Mary France of the U.S. Bankruptcy Court for the Middle District of Pennsylvania in Harrisburg set a Nov. 23 hearing on the legality of the council’s bankruptcy petition; lawyers for Mayor Linda Thompson, Dauphin County and the state appeared in court to oppose the petition.
“I like this judge. She’s going to be deliberate and give this matter the time it deserves,” Mark Schwartz, the Bryn Mawr, Pa., attorney representing the City Council, said after the hearing.
According to France, the month will allow parties in the case, including bond insurer Assured Guaranty Municipal Corp. and general obligation bond insurer Ambac Financial Group Inc., time to file briefs and replies, and possibly to negotiate.
Last Wednesday, the council voted 4 to 3 to file for bankruptcy. Three times over the summer — all by 4 to 3 votes — it rejected a financial recovery plan under the state’s Act 47 program for distressed communities.

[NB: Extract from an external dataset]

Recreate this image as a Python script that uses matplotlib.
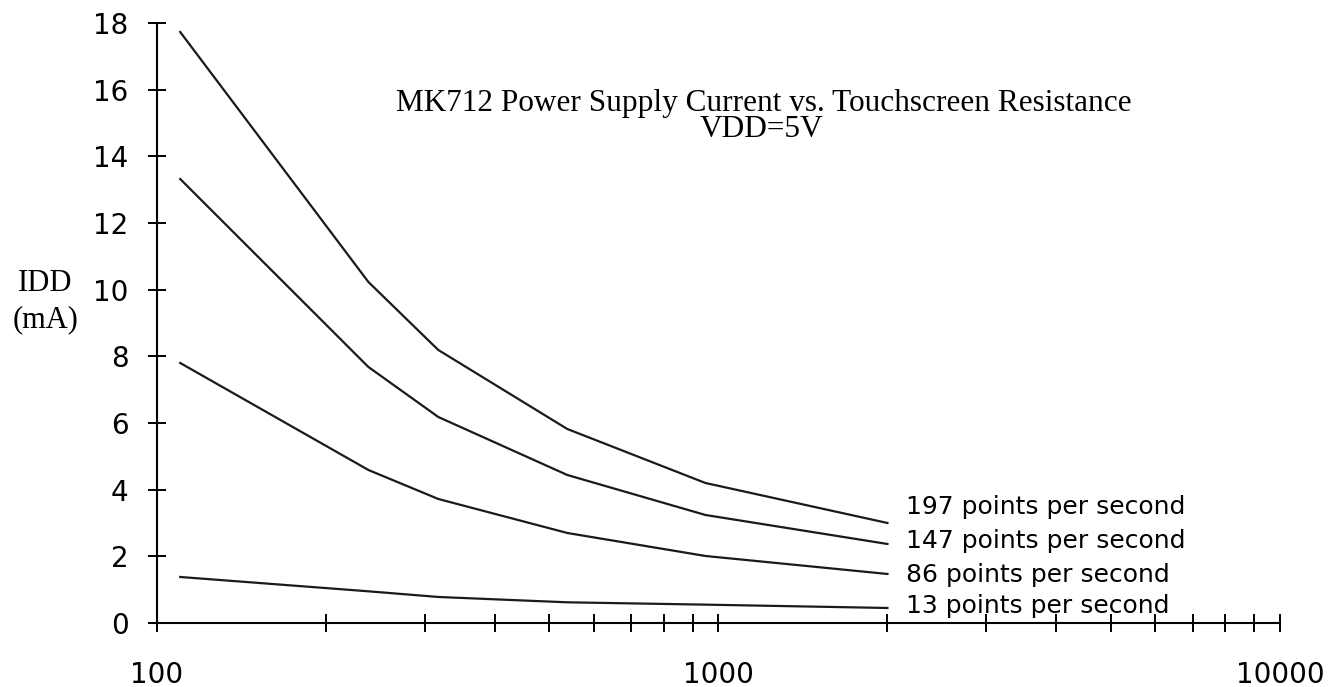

The city has about $310 million in outstanding bond debt due to cost overruns from an incinerator retrofit project gone bad.

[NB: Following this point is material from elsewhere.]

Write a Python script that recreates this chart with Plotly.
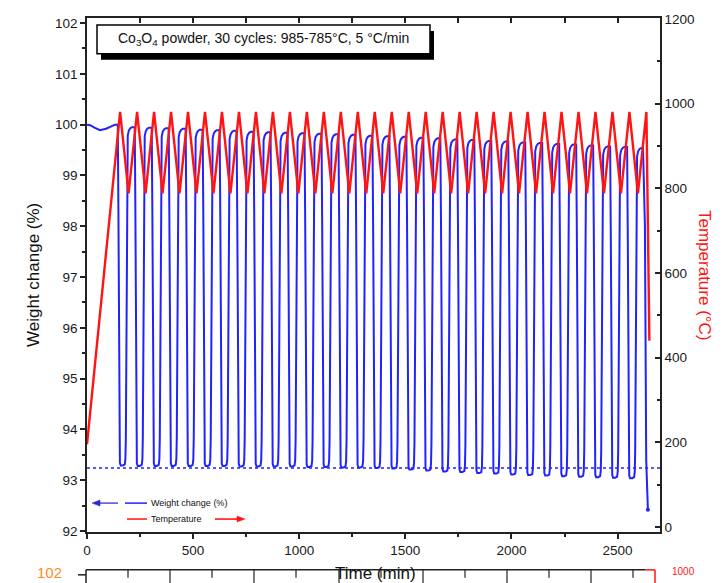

“Even if denied Chapter 9 bankruptcy protection, Harrisburg’s filing is credit negative because it will likely delay execution of a recovery plan to address the city’s significant financial distress,” Moody’s Investors Service said in a report issued Monday.
In court on Monday, Kenneth Lee of Tucker Arensberg PC and Neal Colton of Cozen O’Connor, representing Thompson and the state, respectively, contested the legality of the City Council’s Chapter 9 petition.
“The city believes that this case was not properly filed and must be dismissed,” Lee said, according to court documents. He cited powers vested to the city’s chief executive through the Plan A, or strong-mayor form of government.
“Only the mayor can authorize legal action on behalf of the city and only the city solicitor can initiate that action,” Lee said.
Acting solicitor Jason Hess has also questioned the legality of the filing.
Colton cited a law the Pennsylvania General Assembly passed in June that prohibits a financially distressed third-class city — a category of municipalities that includes Harrisburg — from filing for bankruptcy under the threat of losing all state aid.
Meanwhile, the state Senate is poised to vote Tuesday on a bill that would enable Republican Gov. Tom Corbett to declare a state of fiscal emergency. On Monday, the Senate’s rules committee approved the bill 11 to 6.
According to Colleen Greer, a spokeswoman for state Sen. Jeffrey Piccola, R-Susquehanna Valley, who is one of the bill’s co-sponsors, the full House could hold a concurrence vote as soon as Tuesday.
Corbett has said he would sign the legislation.
Thompson, whose role as mayor would be reduced under receivership, said she would continue to lobby for expanded powers of the advisory committee on which she and council President Gloria Martin-Roberts would serve.